MR QUINLAN (continuing):

There are some things that the report does not include that I would have expected it to include. The report identifies that the TAB may be at risk because it might not get access to larger pools. In fact, when you distil it, that is the only risk it identifies. Does the report at any point really canvass ACTTAB entering into long-term arrangements and securing the availability of a pool? No.

Does the report identify the possibility that the Victorian and New South Wales TABs, particularly, might be prepared to do a long-term deal because they do not want a foreign competitor, like NZ TAB or anybody else, coming into the ACT, an island in New South Wales, and setting up the beginnings of very solid competition? There is leverage which may or may not be useable, but it is not even identified or canvassed in this report. It gives very scant regard to those options. The report is flawed because, as you read it, you can see, right from page one, that they want to end up with a recommendation to sell ACTTAB.
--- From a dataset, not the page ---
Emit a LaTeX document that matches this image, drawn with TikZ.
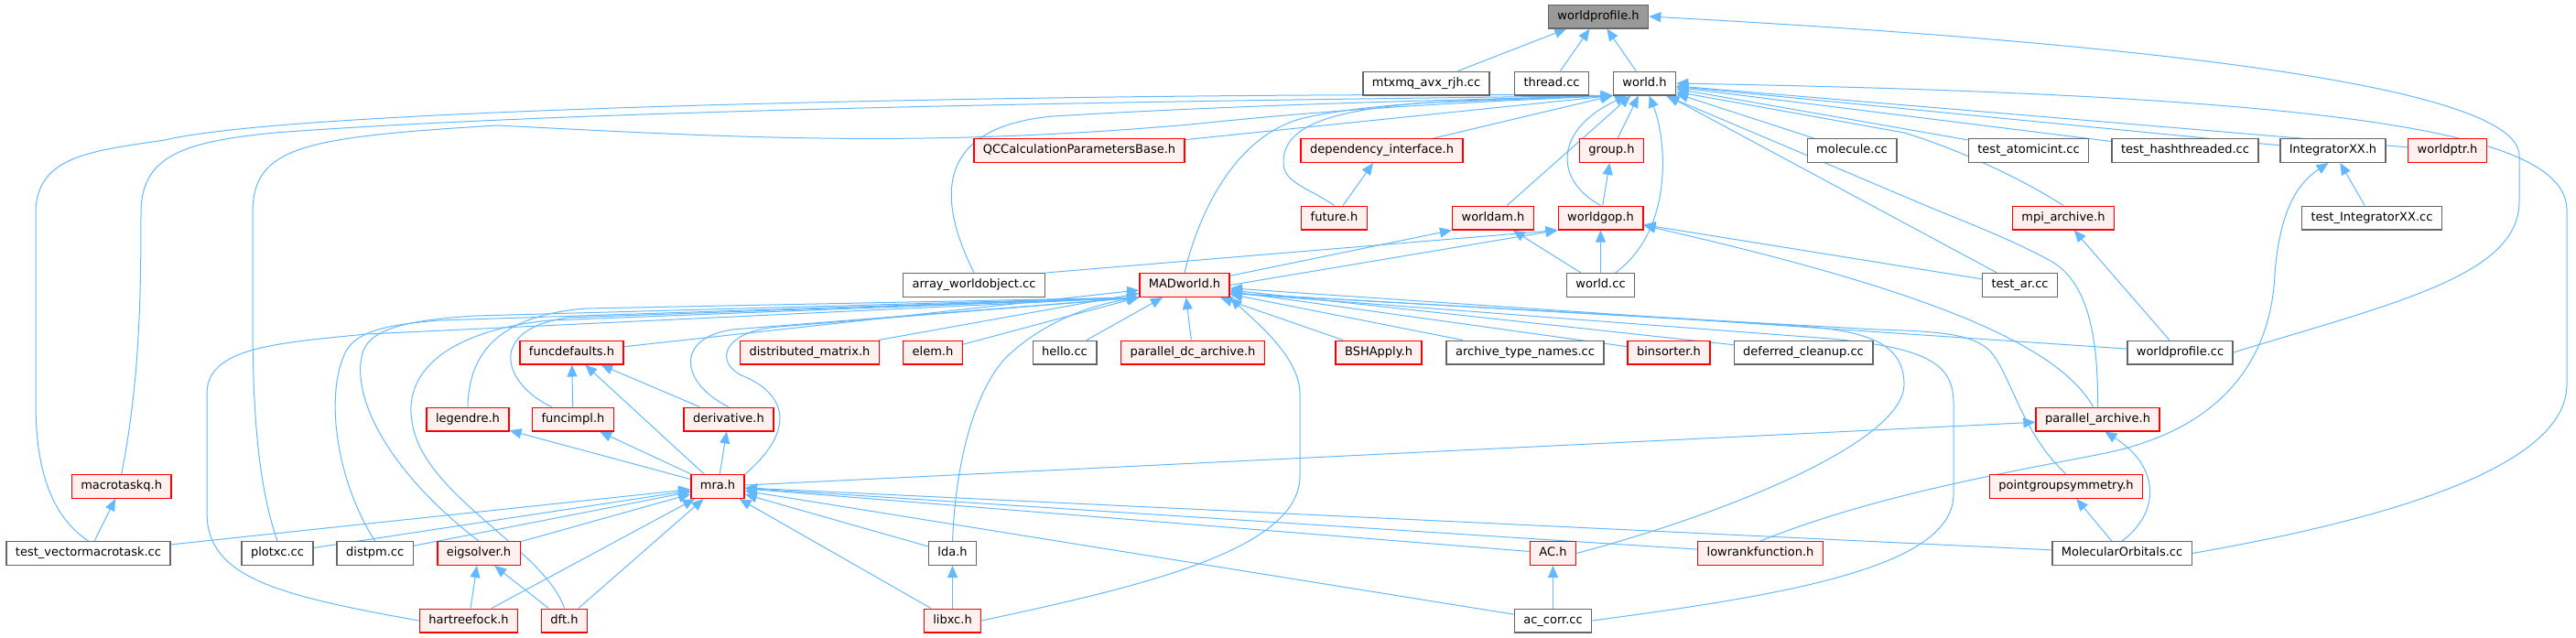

This report claims, to some extent, that people are beating down our door to buy ACTTAB. There is a list of potential purchasers in here, including the Burswood Casino. One of the members of the ACT media rang Burswood Casino at about the time this report came out and they said, "What are you talking about?". They did not know because they had not even considered the option. Then again, I suppose there is a distinct possibility that that paragraph was left over from the Northern Territory job and they just missed it in the cut-and-paste process. So we are not really sure whether all of those people listed in the report were in the Northern Territory report and were interested, and were just missed in the cut-and-paste job, or whether they were invented; but someone has been ascribed as being interested in ACTTAB, and they did not have a clue.

As Mr Corbell has pointed out, this report contains no reference to the public benefit. It does not contain any reference to secondary impacts. It does not contain any reference to job loss; it only talks about possible job expansion. It does not talk about the secondary effects in the ACT economy if we lose those jobs, as do a number of the reports that are coming forward. There is no secondary measure as to what we lose. Every now and then we get a positive measure. I think the Government claims 0.8. So if we took a half of one per cent off that Racing Development Fund, 70 jobs, we would have to multiply that by 1.8 and something in the order of 126, I think.

The people of Canberra whose assets are up for sale deserve objectivity, and they deserve the unchallengeable appearance of objectivity in the reports they receive. They have not got it in this process.

MR HUMPHRIES (Attorney-General, Minister for Justice and Community Safety and Minister Assisting the Treasurer) (4.42): I want to make a few quick points here. Mr Corbell made the allegation that the Liberal Party has commissioned this report, and, indeed, a number of other reports, to fulfil an ideological concern that it has to privatise particular public assets.